Pomfret has also detailed his sexual involvements with Chinese women - something rare in our politically correct age when it is somehow deemed inappropriate to admit of interracial relationships with Asian women that stop short of marriage. This honesty and willingness to take risks with people make his relations ring with authenticity and interest. He met his first girlfriend there in 1981, at a time when it was illegal for Chinese women to date, let alone sleep or cohabit with foreign men. Even on the street women seen with foreign men could be arrested, and those caught in real or supposed sexual relationships were charged with the same crime as bona fide prostitutes, "hooliganism," and sent off to re-education camp for three or four years. This lends an air of excitement to Pomfret's trysts with Fay, whom he met at a bar frequented by foreign students.
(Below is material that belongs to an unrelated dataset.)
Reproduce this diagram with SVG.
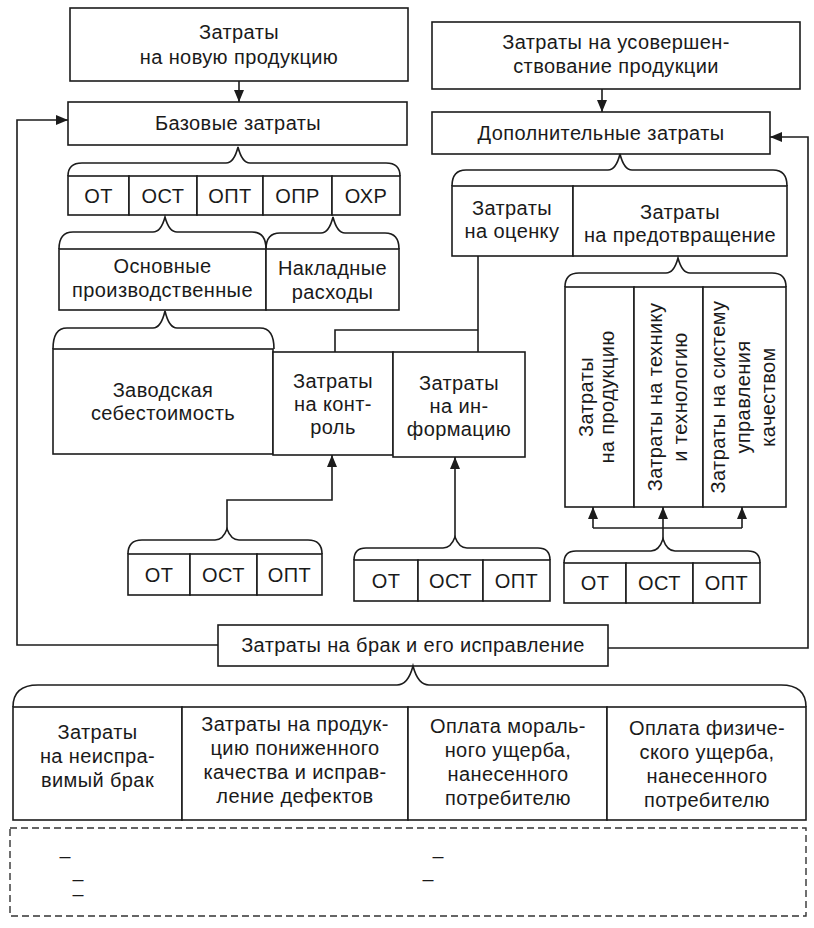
<svg xmlns="http://www.w3.org/2000/svg" width="814" height="928" viewBox="0 0 814 928">
<defs>
<marker id="ah" markerUnits="userSpaceOnUse" markerWidth="12" markerHeight="12" viewBox="0 0 12 12" refX="12" refY="6" orient="auto">
<path d="M0,1 L12,6 L0,11 Z" fill="#1c1c1c"/>
</marker>
</defs>
<style>
rect,.b{fill:#fff;stroke:#1c1c1c;stroke-width:1.6}
.br{fill:none;stroke:#1c1c1c;stroke-width:1.6}
.c{fill:none;stroke:#1c1c1c;stroke-width:1.6}
.a{marker-end:url(#ah)}
text{font-family:"Liberation Sans",Arial,sans-serif;font-size:20px;fill:#1a1a1a;text-anchor:middle;letter-spacing:0.4px}
.dash{font-size:11px;letter-spacing:0;font-weight:bold}
</style>
<rect x="0" y="0" width="814" height="928" style="fill:#fff;stroke:none"/>

<g id="connectors">
<path class="c a" d="M239,81 V102"/>
<path class="c a" d="M602,89 V112"/>
<path class="c a" d="M218,645 H17 V120 H68"/>
<path class="c a" d="M608,648 H808 V137 H770"/>
<path class="c a" d="M227,529 V500 H332 V455"/>
<path class="c a" d="M455,537 V457"/>
<path class="c a" d="M663,539 V507"/>
<path class="c" d="M593,528 H742"/>
<path class="c a" d="M593,528 V507"/>
<path class="c a" d="M742,528 V507"/>
<path class="c" d="M478,256 V352"/>
<path class="c" d="M478,330 H335 V352"/>
</g>

<g id="new-product">
<rect x="70" y="8" width="338" height="73"/>
<text x="239" y="39">Затраты</text>
<text x="239" y="64">на новую продукцию</text>
</g>

<g id="improvement">
<rect x="432" y="22" width="368" height="67"/>
<text x="616" y="49">Затраты на усовершен-</text>
<text x="616" y="73">ствование продукции</text>
</g>

<g id="base-costs">
<rect x="68" y="102" width="339" height="43"/>
<text x="238" y="130">Базовые затраты</text>
</g>

<g id="additional-costs">
<rect x="432" y="112" width="338" height="42"/>
<text x="601" y="140">Дополнительные затраты</text>
</g>

<g id="base-items">
<path class="br" d="M68,176 Q68,163 82,163 L226,163 Q234,163 238,147 Q242,163 250,163 L386,163 Q400,163 400,176"/>
<rect x="68" y="176" width="61" height="39"/>
<rect x="129" y="176" width="68" height="39"/>
<rect x="197" y="176" width="66" height="39"/>
<rect x="263" y="176" width="69" height="39"/>
<rect x="332" y="176" width="68" height="39"/>
<text x="98.5" y="203">ОТ</text>
<text x="163" y="203">ОСТ</text>
<text x="230" y="203">ОПТ</text>
<text x="297.5" y="203">ОПР</text>
<text x="366" y="203">ОХР</text>
</g>

<g id="main-overhead">
<path class="br" d="M59,249 Q59,232 73,232 L153,232 Q161,232 165,217 Q169,232 177,232 L252,232 Q266,232 266,249"/>
<path class="br" d="M266,249 Q266,233 280,233 L321,233 Q329,233 333,217 Q337,233 345,233 L385,233 Q399,233 399,249"/>
<rect x="59" y="249" width="207" height="61"/>
<rect x="266" y="249" width="133" height="61"/>
<text x="162.5" y="273">Основные</text>
<text x="162.5" y="297">производственные</text>
<text x="332.5" y="275">Накладные</text>
<text x="332.5" y="299">расходы</text>
</g>

<g id="factory-cost">
<path class="br" d="M53,349 Q53,328 67,328 L153,328 Q161,328 165,311 Q169,328 177,328 L260,328 Q274,328 274,349"/>
<rect x="53" y="349" width="220" height="105"/>
<text x="163" y="397">Заводская</text>
<text x="163" y="420">себестоимость</text>
</g>

<g id="control">
<rect x="273" y="352" width="120" height="103"/>
<text x="333" y="388">Затраты</text>
<text x="333" y="411">на конт-</text>
<text x="333" y="434">роль</text>
</g>

<g id="information">
<rect x="393" y="352" width="132" height="105"/>
<text x="459" y="390">Затраты</text>
<text x="459" y="413">на ин-</text>
<text x="459" y="436">формацию</text>
</g>

<g id="assessment-prevention">
<path class="br" d="M452,186 Q452,170 466,170 L608,170 Q616,170 620,154 Q624,170 632,170 L773,170 Q787,170 787,186"/>
<rect x="452" y="186" width="121" height="70"/>
<rect x="573" y="186" width="214" height="70"/>
<text x="512" y="215">Затраты</text>
<text x="512" y="238">на оценку</text>
<text x="680" y="219">Затраты</text>
<text x="680" y="242">на предотвращение</text>
</g>

<g id="prevention-items">
<path class="br" d="M565,287 Q565,273 579,273 L666,273 Q674,273 678,258 Q682,273 690,273 L772,273 Q786,273 786,287"/>
<rect x="565" y="287" width="69" height="220"/>
<rect x="634" y="287" width="69" height="220"/>
<rect x="703" y="287" width="83" height="220"/>
<g transform="translate(593,397) rotate(-90)"><text x="0" y="0">Затраты</text></g>
<g transform="translate(614,397) rotate(-90)"><text x="0" y="0">на продукцию</text></g>
<g transform="translate(662,397) rotate(-90)"><text x="0" y="0">Затраты на технику</text></g>
<g transform="translate(687,397) rotate(-90)"><text x="0" y="0">и технологию</text></g>
<g transform="translate(725,397) rotate(-90)"><text x="0" y="0">Затраты на систему</text></g>
<g transform="translate(750,397) rotate(-90)"><text x="0" y="0">управления</text></g>
<g transform="translate(775,397) rotate(-90)"><text x="0" y="0">качеством</text></g>
</g>

<g id="control-items">
<path class="br" d="M128,554 Q128,540 142,540 L215,540 Q223,540 227,529 Q231,540 239,540 L308,540 Q322,540 322,554"/>
<rect x="128" y="554" width="62" height="41"/>
<rect x="190" y="554" width="67" height="41"/>
<rect x="257" y="554" width="65" height="41"/>
<text x="159" y="582">ОТ</text>
<text x="223.5" y="582">ОСТ</text>
<text x="289.5" y="582">ОПТ</text>
</g>

<g id="information-items">
<path class="br" d="M354,560 Q354,548 366,548 L443,548 Q451,548 455,537 Q459,548 467,548 L538,548 Q550,548 550,560"/>
<rect x="354" y="560" width="64" height="41"/>
<rect x="418" y="560" width="65" height="41"/>
<rect x="483" y="560" width="67" height="41"/>
<text x="386" y="588">ОТ</text>
<text x="450.5" y="588">ОСТ</text>
<text x="516.5" y="588">ОПТ</text>
</g>

<g id="prevention-cost-items">
<path class="br" d="M564,563 Q564,551 576,551 L651,551 Q659,551 663,539 Q667,551 675,551 L748,551 Q760,551 760,563"/>
<rect x="564" y="563" width="62" height="40"/>
<rect x="626" y="563" width="67" height="40"/>
<rect x="693" y="563" width="67" height="40"/>
<text x="595" y="590">ОТ</text>
<text x="659.5" y="590">ОСТ</text>
<text x="726.5" y="590">ОПТ</text>
</g>

<g id="defects">
<rect x="218" y="625" width="390" height="41"/>
<text x="413" y="652">Затраты на брак и его исправление</text>
</g>

<g id="defect-items">
<path class="br" d="M13,707 Q13,685 38,685 L397,685 Q408,685 413,666 Q418,685 429,685 L781,685 Q806,685 806,707"/>
<rect x="13" y="707" width="169" height="113"/>
<rect x="182" y="707" width="226" height="113"/>
<rect x="408" y="707" width="199" height="113"/>
<rect x="607" y="707" width="199" height="113"/>
<text x="97.5" y="739">Затраты</text>
<text x="97.5" y="763">на неиспра-</text>
<text x="97.5" y="787">вимый брак</text>
<text x="295" y="731">Затраты на продук-</text>
<text x="295" y="755">цию пониженного</text>
<text x="295" y="779">качества и исправ-</text>
<text x="295" y="803">ление дефектов</text>
<text x="508" y="733">Оплата мораль-</text>
<text x="508" y="757">ного ущерба,</text>
<text x="508" y="781">нанесенного</text>
<text x="508" y="805">потребителю</text>
<text x="707" y="735">Оплата физиче-</text>
<text x="707" y="759">ского ущерба,</text>
<text x="707" y="783">нанесенного</text>
<text x="707" y="807">потребителю</text>
</g>

<g id="dashed-box">
<rect x="10" y="828" width="796" height="88" style="fill:none;stroke:#333;stroke-width:1.4;stroke-dasharray:7 4"/>
<text class="dash" x="65" y="861">—</text>
<text class="dash" x="78" y="884">—</text>
<text class="dash" x="78" y="899">—</text>
<text class="dash" x="438" y="861">—</text>
<text class="dash" x="428" y="884">—</text>
</g>
</svg>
He describes their delicate courtship process, delicate more out of caution than bashfulness, their excursions to secret spaces out of sight of prying eyes; their making love outside in alleys perched on his bicycle seat while he disguised himself in Mao attire; their lengthy trip to the southwest of the country when they had to pretend not to know each other on trains and couldn't share the same hotel room (Fay was caught by the police trying to get into Tibet with him though fortunately released); her understandable falling for this tall, young handsome foreign man fluent in Chinese and her wishes to marry him, which came to nought.
His next girlfriend, or fling rather, was in 1988 (when puritanical restrictions on sex were beginning to thaw), with a divorced former actress, Nana, who managed to smuggle Pomfret into her PLA compound residence where she lived and worked. Actors in China have a long tradition going back centuries of being associated with the world of vice, and she seemed to fit this stereotype for the author, with her frank sexuality and open relationships with other Chinese men (even flirting with one of them on the phone while having sex with Pomfret). A decade later he meets Zhang Mei, a Harvard-educated Chinese returnee after years living in the US, fully conversant in the English language and Western culture, and the "love of his life," a kind of fairytale triumph over the "floozies and opportunists" he calls his previous relationships (referring to Fay and Nana). Of the three princesses I find myself most drawn to the bad ones, these two earlier, remarkably liberated women, than to the good one who wins the prince, Zhang Mei, who comes off as a bit too normal and flat to be of interest, though perhaps appropriate for a fairytale ending.